Restate each line of the listing exactly, without carrying over any pictures.
[start]
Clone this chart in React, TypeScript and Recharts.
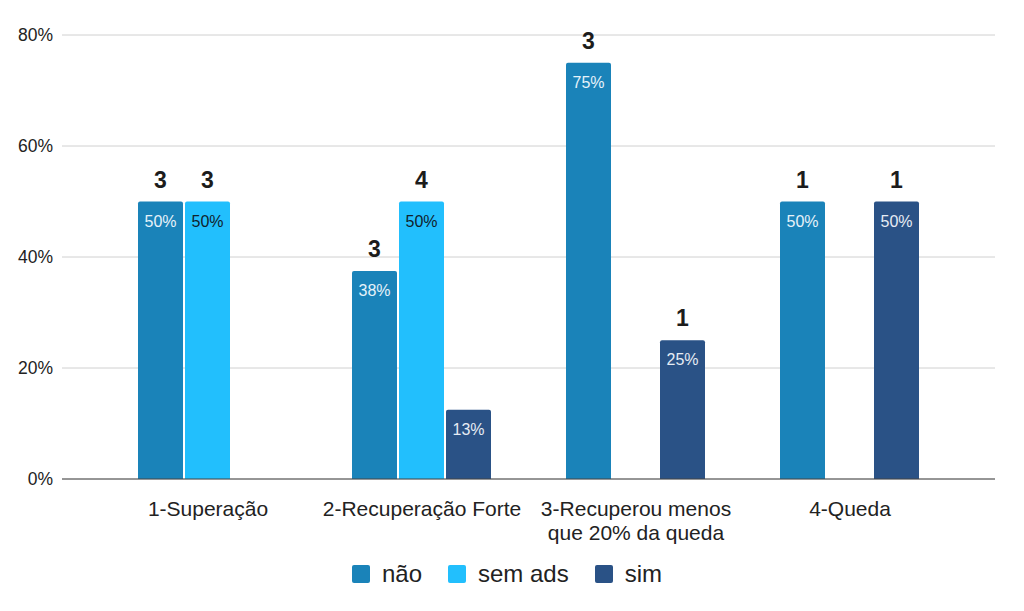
import { Bar, BarChart, CartesianGrid, LabelList, Legend, XAxis, YAxis } from 'recharts'

const categories = ['1-Superação', '2-Recuperação Forte', '3-Recuperou menos que 20% da queda', '4-Queda']
const categoryLines = [['1-Superação'], ['2-Recuperação Forte'], ['3-Recuperou menos', 'que 20% da queda'], ['4-Queda']]

// share of each group (percent) and raw counts shown above bars
const naoPct = [50, 37.5, 75, 50]
const semAdsPct = [50, 50, null, null]
const simPct = [null, 12.5, 25, 50]
const naoCount = [3, 3, 3, 1]
const semAdsCount = [3, 4, null, null]
const simCount = [null, 1, 1, 1]

const yTicks = [0, 20, 40, 60, 80]

const COLORS = { nao: '#1a83b9', semAds: '#22bffd', sim: '#2a5286' }
const FONT = '"Liberation Sans", Arial, sans-serif'

const data = categories.map((name, i) => ({
  name,
  nao: naoPct[i],
  semAds: semAdsPct[i],
  sim: simPct[i],
  naoCount: naoCount[i],
  semAdsCount: semAdsCount[i],
  simCount: simCount[i],
}))

function barLabel(countKey: string, pctColor: string) {
  return function BarLabel(props: any) {
    const { x, y, width, index, value } = props
    if (value == null) return null
    const count = (data[index] as any)[countKey]
    const cx = Number(x) + Number(width) / 2
    const top = Number(y)
    return (
      <g>
        <text x={cx} y={top - 14} textAnchor="middle" fill="#1c1c1c" fontSize={23} fontWeight={700} fontFamily={FONT}>
          {count}
        </text>
        <text x={cx} y={top + 25} textAnchor="middle" fill={pctColor} fontSize={16} fontFamily={FONT}>
          {`${Math.round(value)}%`}
        </text>
      </g>
    )
  }
}

function CategoryTick(props: any) {
  const { x, y, index } = props
  const lines = categoryLines[index] ?? []
  return (
    <g>
      {lines.map((line, i) => (
        <text key={i} x={x} y={y + 29 + i * 24} textAnchor="middle" fill="#222" fontSize={21} fontFamily={FONT}>
          {line}
        </text>
      ))}
    </g>
  )
}

const legendItems = [
  { label: 'não', color: COLORS.nao },
  { label: 'sem ads', color: COLORS.semAds },
  { label: 'sim', color: COLORS.sim },
]

function LegendContent() {
  return (
    <div
      style={{
        display: 'flex',
        justifyContent: 'center',
        gap: 26,
        marginLeft: 19,
        fontFamily: FONT,
        fontSize: 24,
        lineHeight: '26px',
        color: '#222',
      }}
    >
      {legendItems.map((item) => (
        <div key={item.label} style={{ display: 'flex', alignItems: 'center', gap: 12 }}>
          <span style={{ width: 18, height: 18, borderRadius: 2, background: item.color, display: 'inline-block' }} />
          <span>{item.label}</span>
        </div>
      ))}
    </div>
  )
}

export default function App() {
  return (
    <div style={{ position: 'absolute', left: 0, top: 0, width: 1024, height: 611, background: '#fff' }}>
      <BarChart
        width={1024}
        height={611}
        data={data}
        margin={{ top: 35, right: 29, left: 0, bottom: 46 }}
        barCategoryGap={37}
        barGap={2}
      >
        <CartesianGrid vertical={false} stroke="#d0d0d0" strokeWidth={1} />
        <XAxis
          dataKey="name"
          padding={{ left: 39, right: 38 }}
          axisLine={{ stroke: '#444', strokeWidth: 1 }}
          tickLine={false}
          tick={<CategoryTick />}
          interval={0}
          height={60}
        />
        <YAxis
          width={62}
          domain={[0, 80]}
          ticks={yTicks}
          axisLine={false}
          tickLine={false}
          tickFormatter={(v) => `${v}%`}
          tick={{ fill: '#222', fontSize: 17.5, fontFamily: FONT }}
          dx={-1}
        />
        <Legend verticalAlign="bottom" content={<LegendContent />} wrapperStyle={{ bottom: 24 }} />
        <Bar dataKey="nao" name="não" fill={COLORS.nao} radius={[2, 2, 0, 0]} isAnimationActive={false}>
          <LabelList dataKey="nao" content={barLabel('naoCount', '#e6f2f9')} />
        </Bar>
        <Bar dataKey="semAds" name="sem ads" fill={COLORS.semAds} radius={[2, 2, 0, 0]} isAnimationActive={false}>
          <LabelList dataKey="semAds" content={barLabel('semAdsCount', '#10222c')} />
        </Bar>
        <Bar dataKey="sim" name="sim" fill={COLORS.sim} radius={[2, 2, 0, 0]} isAnimationActive={false}>
          <LabelList dataKey="sim" content={barLabel('simCount', '#e6ecf4')} />
        </Bar>
      </BarChart>
    </div>
  )
}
[end]
» **EXERCISE SOLUTION**:
Clone this chart in React, TypeScript and Recharts.
import { Bar, BarChart, CartesianGrid, LabelList, Legend, XAxis, YAxis } from 'recharts'

const categories = ['1-Superação', '2-Recuperação Forte', '3-Recuperou menos que 20% da queda', '4-Queda']
const categoryLines = [['1-Superação'], ['2-Recuperação Forte'], ['3-Recuperou menos', 'que 20% da queda'], ['4-Queda']]

// share of each group (percent) and raw counts shown above bars
const naoPct = [50, 37.5, 75, 50]
const semAdsPct = [50, 50, null, null]
const simPct = [null, 12.5, 25, 50]
const naoCount = [3, 3, 3, 1]
const semAdsCount = [3, 4, null, null]
const simCount = [null, 1, 1, 1]

const yTicks = [0, 20, 40, 60, 80]

const COLORS = { nao: '#1a83b9', semAds: '#22bffd', sim: '#2a5286' }
const FONT = '"Liberation Sans", Arial, sans-serif'

const data = categories.map((name, i) => ({
  name,
  nao: naoPct[i],
  semAds: semAdsPct[i],
  sim: simPct[i],
  naoCount: naoCount[i],
  semAdsCount: semAdsCount[i],
  simCount: simCount[i],
}))

function barLabel(countKey: string, pctColor: string) {
  return function BarLabel(props: any) {
    const { x, y, width, index, value } = props
    if (value == null) return null
    const count = (data[index] as any)[countKey]
    const cx = Number(x) + Number(width) / 2
    const top = Number(y)
    return (
      <g>
        <text x={cx} y={top - 14} textAnchor="middle" fill="#1c1c1c" fontSize={23} fontWeight={700} fontFamily={FONT}>
          {count}
        </text>
        <text x={cx} y={top + 25} textAnchor="middle" fill={pctColor} fontSize={16} fontFamily={FONT}>
          {`${Math.round(value)}%`}
        </text>
      </g>
    )
  }
}

function CategoryTick(props: any) {
  const { x, y, index } = props
  const lines = categoryLines[index] ?? []
  return (
    <g>
      {lines.map((line, i) => (
        <text key={i} x={x} y={y + 29 + i * 24} textAnchor="middle" fill="#222" fontSize={21} fontFamily={FONT}>
          {line}
        </text>
      ))}
    </g>
  )
}

const legendItems = [
  { label: 'não', color: COLORS.nao },
  { label: 'sem ads', color: COLORS.semAds },
  { label: 'sim', color: COLORS.sim },
]

function LegendContent() {
  return (
    <div
      style={{
        display: 'flex',
        justifyContent: 'center',
        gap: 26,
        marginLeft: 19,
        fontFamily: FONT,
        fontSize: 24,
        lineHeight: '26px',
        color: '#222',
      }}
    >
      {legendItems.map((item) => (
        <div key={item.label} style={{ display: 'flex', alignItems: 'center', gap: 12 }}>
          <span style={{ width: 18, height: 18, borderRadius: 2, background: item.color, display: 'inline-block' }} />
          <span>{item.label}</span>
        </div>
      ))}
    </div>
  )
}

export default function App() {
  return (
    <div style={{ position: 'absolute', left: 0, top: 0, width: 1024, height: 611, background: '#fff' }}>
      <BarChart
        width={1024}
        height={611}
        data={data}
        margin={{ top: 35, right: 29, left: 0, bottom: 46 }}
        barCategoryGap={37}
        barGap={2}
      >
        <CartesianGrid vertical={false} stroke="#d0d0d0" strokeWidth={1} />
        <XAxis
          dataKey="name"
          padding={{ left: 39, right: 38 }}
          axisLine={{ stroke: '#444', strokeWidth: 1 }}
          tickLine={false}
          tick={<CategoryTick />}
          interval={0}
          height={60}
        />
        <YAxis
          width={62}
          domain={[0, 80]}
          ticks={yTicks}
          axisLine={false}
          tickLine={false}
          tickFormatter={(v) => `${v}%`}
          tick={{ fill: '#222', fontSize: 17.5, fontFamily: FONT }}
          dx={-1}
        />
        <Legend verticalAlign="bottom" content={<LegendContent />} wrapperStyle={{ bottom: 24 }} />
        <Bar dataKey="nao" name="não" fill={COLORS.nao} radius={[2, 2, 0, 0]} isAnimationActive={false}>
          <LabelList dataKey="nao" content={barLabel('naoCount', '#e6f2f9')} />
        </Bar>
        <Bar dataKey="semAds" name="sem ads" fill={COLORS.semAds} radius={[2, 2, 0, 0]} isAnimationActive={false}>
          <LabelList dataKey="semAds" content={barLabel('semAdsCount', '#10222c')} />
        </Bar>
        <Bar dataKey="sim" name="sim" fill={COLORS.sim} radius={[2, 2, 0, 0]} isAnimationActive={false}>
          <LabelList dataKey="sim" content={barLabel('simCount', '#e6ecf4')} />
        </Bar>
      </BarChart>
    </div>
  )
}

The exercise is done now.